Don’t say, “Call these 50 people.” Say, “We need to generate five qualified leads this week. Here is the list. Figure out the best way to get there.”
When you assign the outcome, you empower the employee to find the leverage points. They might realize that calling is inefficient and that a targeted email campaign works better. They might find their own 80/20 shortcut.
Celebrate the “Lazy” win. If an employee finds a way to do a 4-hour task in 30 minutes using a new tool, publicly praise them. Do not punish them by giving them more busy work. Reward them with time or a high-impact project.
You want to build a culture where efficiency is valued over endurance. You want a team of snipers, not a team of machine gunners spraying bullets everywhere and hoping to hit something.
The Strategic No
The hardest part of maintaining focus is saying no. As your business grows, opportunities will flood in. New partnerships. New product ideas. New networking events.
Most of them will be good opportunities. But “good” is the enemy of “great.”
If an opportunity does not fit squarely into your top 20 percent—if it does not accelerate your core mission—it is a distraction. It is a wolf in sheep’s clothing.
You have to become ruthless with your “No.” You have to guard your time like it is the last water in the desert.
“No” creates time.
When you say no to the 80 percent, you create space. Space to think. Space to breathe. Space to actually execute on the few things that will change the trajectory of your life and your business.
The Freedom of Focus
There is a tremendous sense of relief on the other side of this transition. When you stop trying to do everything, the noise in your head quiets down.
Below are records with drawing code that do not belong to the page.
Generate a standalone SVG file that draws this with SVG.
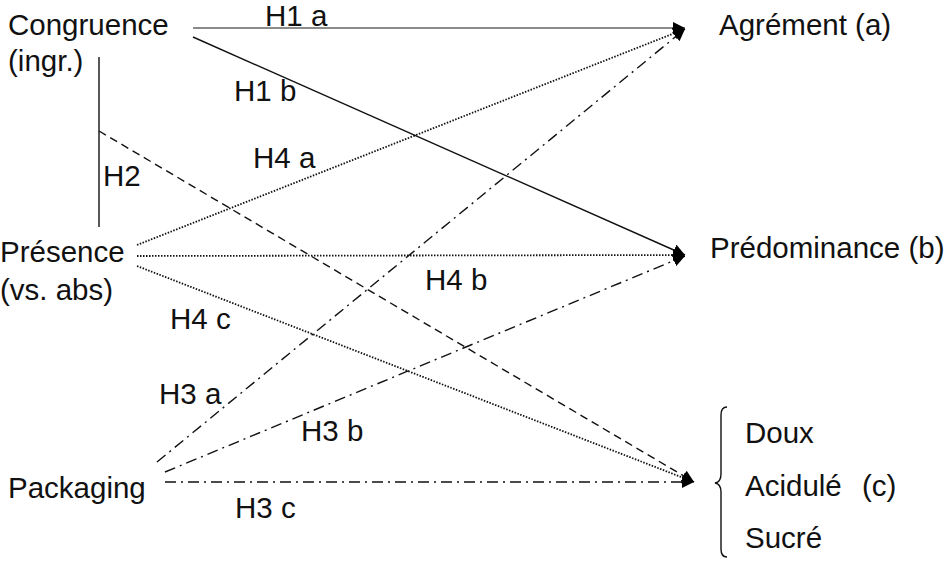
<svg xmlns="http://www.w3.org/2000/svg" width="947" height="562" viewBox="0 0 947 562">
<style>
text{font-family:"Liberation Sans",Arial,sans-serif;font-size:29.5px;fill:#111}
.ln{fill:none;stroke:#111;stroke-width:1.4}
.gray{stroke:#8a8a8a;stroke-width:2}
.dash{stroke-dasharray:8 5}
.dot{stroke-dasharray:1.5 1.5;stroke-width:1.8}
.dd{stroke-dasharray:11 5 2 5}
</style>
<defs>
<marker id="ah" viewBox="0 0 10 10" refX="10" refY="5" markerWidth="12" markerHeight="12" markerUnits="userSpaceOnUse" orient="auto">
<path d="M0,0 L10,5 L0,10 z" fill="#000"/>
</marker>
</defs>
<rect width="947" height="562" fill="#fff"/>
<g id="congruence"><text x="8" y="35">Congruence</text><text x="8" y="71">(ingr.)</text></g>
<g id="presence"><text x="0" y="262">Présence</text><text x="0" y="300">(vs. abs)</text></g>
<g id="packaging"><text x="8" y="498">Packaging</text></g>
<g id="agrement"><text x="719" y="35">Agrément (a)</text></g>
<g id="predominance"><text x="710" y="258">Prédominance (b)</text></g>
<g id="gout">
<path class="ln" d="M727,407 Q721,407 721,415 L721,474 Q721,482 715,483 Q721,484 721,492 L721,549 Q721,557 727,557" stroke-width="1"/>
<text x="745" y="443">Doux</text><text x="745" y="496">Acidulé</text><text x="862" y="496">(c)</text><text x="745" y="548">Sucré</text>
</g>
<g id="connectors">
<line class="ln gray" x1="193" y1="28" x2="685" y2="28" marker-end="url(#ah)"/>
<line class="ln" x1="193" y1="37" x2="685" y2="255" marker-end="url(#ah)"/>
<line class="ln" x1="99" y1="57" x2="99" y2="227"/>
<line class="ln dash" x1="99" y1="131" x2="694" y2="482" marker-end="url(#ah)"/>
<line class="ln dot" x1="137" y1="245" x2="685" y2="29" marker-end="url(#ah)"/>
<line class="ln dot" x1="137" y1="256" x2="685" y2="255" marker-end="url(#ah)"/>
<line class="ln dot" x1="137" y1="266" x2="694" y2="482" marker-end="url(#ah)"/>
<line class="ln dd" x1="157" y1="462" x2="685" y2="29" marker-end="url(#ah)"/>
<line class="ln dd" x1="165" y1="472" x2="685" y2="256" marker-end="url(#ah)"/>
<line class="ln dd" x1="165" y1="482" x2="694" y2="482" marker-end="url(#ah)"/>
</g>
<g id="labels">
<text x="265" y="26">H1 a</text>
<text x="234" y="101">H1 b</text>
<text x="253" y="168">H4 a</text>
<text x="103" y="186">H2</text>
<text x="425" y="290">H4 b</text>
<text x="170" y="329">H4 c</text>
<text x="159" y="404">H3 a</text>
<text x="301" y="441">H3 b</text>
<text x="235" y="518">H3 c</text>
</g>
</svg>
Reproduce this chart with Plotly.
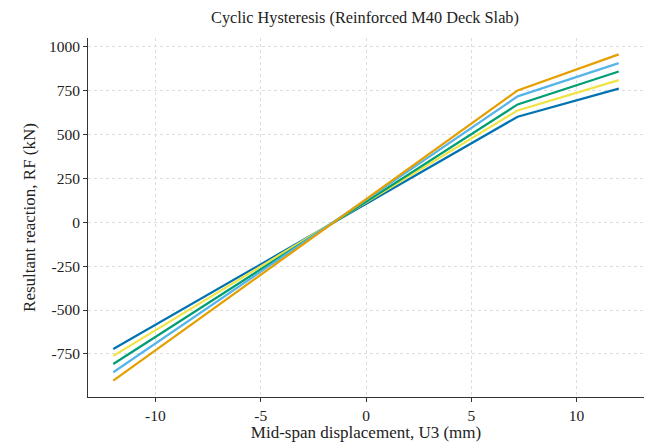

You realize you don’t need to work 12 hours a day. You might only need to work 4 intense, focused hours on the right things.
This is not about being lazy. It is about being effective. It is about respecting the physics of leverage.
Go back to your list for today. Look at the fifteen items. Circle the three that matter. Cross out the rest. Or move them to next week. Or give them to someone else.
Do the three things. Then stop. You will be amazed at how much faster you move when you aren’t carrying the dead weight of the trivial.